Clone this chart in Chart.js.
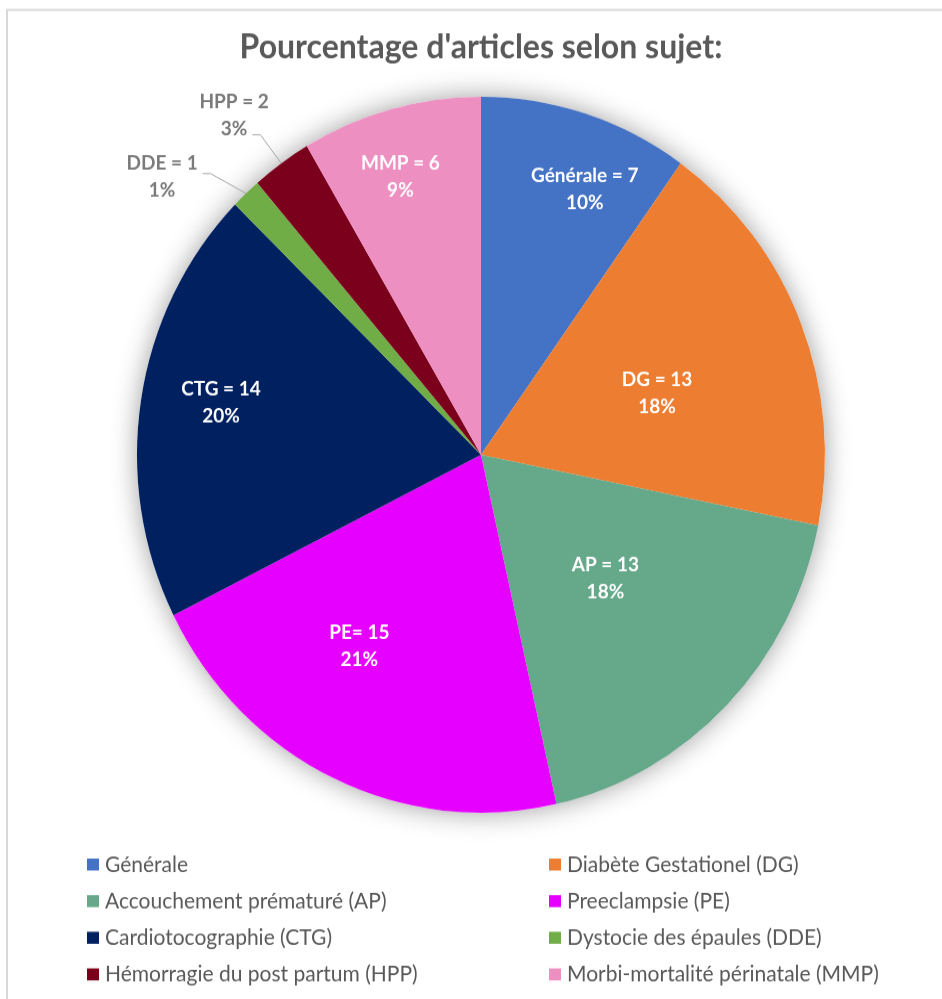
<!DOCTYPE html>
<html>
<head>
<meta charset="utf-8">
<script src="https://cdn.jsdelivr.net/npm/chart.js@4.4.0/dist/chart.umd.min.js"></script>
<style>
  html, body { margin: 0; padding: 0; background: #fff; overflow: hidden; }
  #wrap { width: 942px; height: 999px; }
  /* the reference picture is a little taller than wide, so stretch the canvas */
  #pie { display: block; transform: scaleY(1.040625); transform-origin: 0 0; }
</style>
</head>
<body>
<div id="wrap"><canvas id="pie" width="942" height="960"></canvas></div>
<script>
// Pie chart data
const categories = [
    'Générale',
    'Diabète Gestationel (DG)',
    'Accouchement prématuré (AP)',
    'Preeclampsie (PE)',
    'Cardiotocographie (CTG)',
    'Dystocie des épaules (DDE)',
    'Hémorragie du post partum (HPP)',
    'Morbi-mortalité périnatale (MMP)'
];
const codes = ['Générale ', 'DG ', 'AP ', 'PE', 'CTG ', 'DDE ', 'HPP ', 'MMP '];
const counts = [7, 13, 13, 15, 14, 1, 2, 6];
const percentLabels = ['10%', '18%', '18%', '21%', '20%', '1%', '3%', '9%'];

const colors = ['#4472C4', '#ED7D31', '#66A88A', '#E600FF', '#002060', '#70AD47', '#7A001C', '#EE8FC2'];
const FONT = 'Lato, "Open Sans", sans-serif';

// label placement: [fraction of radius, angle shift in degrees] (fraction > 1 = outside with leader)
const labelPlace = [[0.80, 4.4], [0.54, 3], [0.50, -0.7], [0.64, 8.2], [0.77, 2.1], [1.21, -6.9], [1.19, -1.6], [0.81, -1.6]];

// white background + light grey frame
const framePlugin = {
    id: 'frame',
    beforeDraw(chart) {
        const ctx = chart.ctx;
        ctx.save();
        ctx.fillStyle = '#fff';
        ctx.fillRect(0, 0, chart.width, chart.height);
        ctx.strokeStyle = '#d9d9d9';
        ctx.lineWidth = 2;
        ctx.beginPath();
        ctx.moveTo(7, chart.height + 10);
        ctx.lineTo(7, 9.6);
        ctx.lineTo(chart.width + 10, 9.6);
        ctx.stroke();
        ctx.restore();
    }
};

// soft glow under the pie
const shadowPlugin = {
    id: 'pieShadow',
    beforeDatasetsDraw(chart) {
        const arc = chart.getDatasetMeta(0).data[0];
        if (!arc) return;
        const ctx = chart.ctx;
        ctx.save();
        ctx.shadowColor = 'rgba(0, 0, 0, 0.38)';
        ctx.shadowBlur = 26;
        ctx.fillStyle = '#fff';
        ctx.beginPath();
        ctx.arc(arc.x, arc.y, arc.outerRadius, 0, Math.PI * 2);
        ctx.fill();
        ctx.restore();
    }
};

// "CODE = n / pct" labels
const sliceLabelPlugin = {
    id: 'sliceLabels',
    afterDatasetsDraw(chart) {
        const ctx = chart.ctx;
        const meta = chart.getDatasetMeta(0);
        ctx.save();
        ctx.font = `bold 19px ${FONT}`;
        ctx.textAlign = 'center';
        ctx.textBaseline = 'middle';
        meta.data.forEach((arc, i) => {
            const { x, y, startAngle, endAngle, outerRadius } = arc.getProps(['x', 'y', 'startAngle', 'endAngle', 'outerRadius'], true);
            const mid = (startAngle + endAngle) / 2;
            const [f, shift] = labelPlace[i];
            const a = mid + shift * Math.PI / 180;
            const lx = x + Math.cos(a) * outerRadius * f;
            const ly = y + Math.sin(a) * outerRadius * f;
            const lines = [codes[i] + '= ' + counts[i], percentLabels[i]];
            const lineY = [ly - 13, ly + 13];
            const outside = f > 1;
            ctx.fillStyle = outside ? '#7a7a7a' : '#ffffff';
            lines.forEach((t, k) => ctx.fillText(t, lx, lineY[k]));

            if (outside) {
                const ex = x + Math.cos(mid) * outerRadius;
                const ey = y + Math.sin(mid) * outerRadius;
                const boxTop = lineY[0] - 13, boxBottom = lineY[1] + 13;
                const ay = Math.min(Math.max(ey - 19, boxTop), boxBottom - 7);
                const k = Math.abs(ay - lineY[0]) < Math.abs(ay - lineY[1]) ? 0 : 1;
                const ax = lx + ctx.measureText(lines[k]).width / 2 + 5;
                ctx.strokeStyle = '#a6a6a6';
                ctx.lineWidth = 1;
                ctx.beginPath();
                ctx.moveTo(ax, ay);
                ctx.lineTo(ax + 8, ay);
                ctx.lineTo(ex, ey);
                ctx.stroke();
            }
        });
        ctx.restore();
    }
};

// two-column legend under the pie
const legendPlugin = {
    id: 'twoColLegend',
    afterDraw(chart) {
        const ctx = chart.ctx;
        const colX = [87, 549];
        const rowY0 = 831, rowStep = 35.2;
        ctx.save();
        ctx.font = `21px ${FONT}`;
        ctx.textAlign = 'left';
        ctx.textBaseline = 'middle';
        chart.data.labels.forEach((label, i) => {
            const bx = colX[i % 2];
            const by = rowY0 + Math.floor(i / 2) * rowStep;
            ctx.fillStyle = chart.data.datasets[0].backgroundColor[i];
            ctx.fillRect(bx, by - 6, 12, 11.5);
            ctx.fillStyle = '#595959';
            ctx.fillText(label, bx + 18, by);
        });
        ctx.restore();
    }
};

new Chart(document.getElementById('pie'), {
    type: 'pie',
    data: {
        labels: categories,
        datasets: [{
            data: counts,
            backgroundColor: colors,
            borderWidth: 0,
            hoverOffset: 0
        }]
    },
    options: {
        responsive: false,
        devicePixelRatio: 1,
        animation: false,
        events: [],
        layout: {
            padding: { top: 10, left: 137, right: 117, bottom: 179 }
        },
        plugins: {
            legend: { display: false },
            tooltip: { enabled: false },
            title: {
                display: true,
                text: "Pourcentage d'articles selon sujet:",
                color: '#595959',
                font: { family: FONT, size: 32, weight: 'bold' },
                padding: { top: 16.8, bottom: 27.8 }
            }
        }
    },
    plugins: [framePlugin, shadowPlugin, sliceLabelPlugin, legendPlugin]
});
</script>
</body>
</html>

== Directions for this task ==
Quote the preceding listing precisely and completely, omitting its images.

== Written response ==
Clone this chart in Chart.js.
<!DOCTYPE html>
<html>
<head>
<meta charset="utf-8">
<script src="https://cdn.jsdelivr.net/npm/chart.js@4.4.0/dist/chart.umd.min.js"></script>
<style>
  html, body { margin: 0; padding: 0; background: #fff; overflow: hidden; }
  #wrap { width: 942px; height: 999px; }
  /* the reference picture is a little taller than wide, so stretch the canvas */
  #pie { display: block; transform: scaleY(1.040625); transform-origin: 0 0; }
</style>
</head>
<body>
<div id="wrap"><canvas id="pie" width="942" height="960"></canvas></div>
<script>
// Pie chart data
const categories = [
    'Générale',
    'Diabète Gestationel (DG)',
    'Accouchement prématuré (AP)',
    'Preeclampsie (PE)',
    'Cardiotocographie (CTG)',
    'Dystocie des épaules (DDE)',
    'Hémorragie du post partum (HPP)',
    'Morbi-mortalité périnatale (MMP)'
];
const codes = ['Générale ', 'DG ', 'AP ', 'PE', 'CTG ', 'DDE ', 'HPP ', 'MMP '];
const counts = [7, 13, 13, 15, 14, 1, 2, 6];
const percentLabels = ['10%', '18%', '18%', '21%', '20%', '1%', '3%', '9%'];

const colors = ['#4472C4', '#ED7D31', '#66A88A', '#E600FF', '#002060', '#70AD47', '#7A001C', '#EE8FC2'];
const FONT = 'Lato, "Open Sans", sans-serif';

// label placement: [fraction of radius, angle shift in degrees] (fraction > 1 = outside with leader)
const labelPlace = [[0.80, 4.4], [0.54, 3], [0.50, -0.7], [0.64, 8.2], [0.77, 2.1], [1.21, -6.9], [1.19, -1.6], [0.81, -1.6]];

// white background + light grey frame
const framePlugin = {
    id: 'frame',
    beforeDraw(chart) {
        const ctx = chart.ctx;
        ctx.save();
        ctx.fillStyle = '#fff';
        ctx.fillRect(0, 0, chart.width, chart.height);
        ctx.strokeStyle = '#d9d9d9';
        ctx.lineWidth = 2;
        ctx.beginPath();
        ctx.moveTo(7, chart.height + 10);
        ctx.lineTo(7, 9.6);
        ctx.lineTo(chart.width + 10, 9.6);
        ctx.stroke();
        ctx.restore();
    }
};

// soft glow under the pie
const shadowPlugin = {
    id: 'pieShadow',
    beforeDatasetsDraw(chart) {
        const arc = chart.getDatasetMeta(0).data[0];
        if (!arc) return;
        const ctx = chart.ctx;
        ctx.save();
        ctx.shadowColor = 'rgba(0, 0, 0, 0.38)';
        ctx.shadowBlur = 26;
        ctx.fillStyle = '#fff';
        ctx.beginPath();
        ctx.arc(arc.x, arc.y, arc.outerRadius, 0, Math.PI * 2);
        ctx.fill();
        ctx.restore();
    }
};

// "CODE = n / pct" labels
const sliceLabelPlugin = {
    id: 'sliceLabels',
    afterDatasetsDraw(chart) {
        const ctx = chart.ctx;
        const meta = chart.getDatasetMeta(0);
        ctx.save();
        ctx.font = `bold 19px ${FONT}`;
        ctx.textAlign = 'center';
        ctx.textBaseline = 'middle';
        meta.data.forEach((arc, i) => {
            const { x, y, startAngle, endAngle, outerRadius } = arc.getProps(['x', 'y', 'startAngle', 'endAngle', 'outerRadius'], true);
            const mid = (startAngle + endAngle) / 2;
            const [f, shift] = labelPlace[i];
            const a = mid + shift * Math.PI / 180;
            const lx = x + Math.cos(a) * outerRadius * f;
            const ly = y + Math.sin(a) * outerRadius * f;
            const lines = [codes[i] + '= ' + counts[i], percentLabels[i]];
            const lineY = [ly - 13, ly + 13];
            const outside = f > 1;
            ctx.fillStyle = outside ? '#7a7a7a' : '#ffffff';
            lines.forEach((t, k) => ctx.fillText(t, lx, lineY[k]));

            if (outside) {
                const ex = x + Math.cos(mid) * outerRadius;
                const ey = y + Math.sin(mid) * outerRadius;
                const boxTop = lineY[0] - 13, boxBottom = lineY[1] + 13;
                const ay = Math.min(Math.max(ey - 19, boxTop), boxBottom - 7);
                const k = Math.abs(ay - lineY[0]) < Math.abs(ay - lineY[1]) ? 0 : 1;
                const ax = lx + ctx.measureText(lines[k]).width / 2 + 5;
                ctx.strokeStyle = '#a6a6a6';
                ctx.lineWidth = 1;
                ctx.beginPath();
                ctx.moveTo(ax, ay);
                ctx.lineTo(ax + 8, ay);
                ctx.lineTo(ex, ey);
                ctx.stroke();
            }
        });
        ctx.restore();
    }
};

// two-column legend under the pie
const legendPlugin = {
    id: 'twoColLegend',
    afterDraw(chart) {
        const ctx = chart.ctx;
        const colX = [87, 549];
        const rowY0 = 831, rowStep = 35.2;
        ctx.save();
        ctx.font = `21px ${FONT}`;
        ctx.textAlign = 'left';
        ctx.textBaseline = 'middle';
        chart.data.labels.forEach((label, i) => {
            const bx = colX[i % 2];
            const by = rowY0 + Math.floor(i / 2) * rowStep;
            ctx.fillStyle = chart.data.datasets[0].backgroundColor[i];
            ctx.fillRect(bx, by - 6, 12, 11.5);
            ctx.fillStyle = '#595959';
            ctx.fillText(label, bx + 18, by);
        });
        ctx.restore();
    }
};

new Chart(document.getElementById('pie'), {
    type: 'pie',
    data: {
        labels: categories,
        datasets: [{
            data: counts,
            backgroundColor: colors,
            borderWidth: 0,
            hoverOffset: 0
        }]
    },
    options: {
        responsive: false,
        devicePixelRatio: 1,
        animation: false,
        events: [],
        layout: {
            padding: { top: 10, left: 137, right: 117, bottom: 179 }
        },
        plugins: {
            legend: { display: false },
            tooltip: { enabled: false },
            title: {
                display: true,
                text: "Pourcentage d'articles selon sujet:",
                color: '#595959',
                font: { family: FONT, size: 32, weight: 'bold' },
                padding: { top: 16.8, bottom: 27.8 }
            }
        }
    },
    plugins: [framePlugin, shadowPlugin, sliceLabelPlugin, legendPlugin]
});
</script>
</body>
</html>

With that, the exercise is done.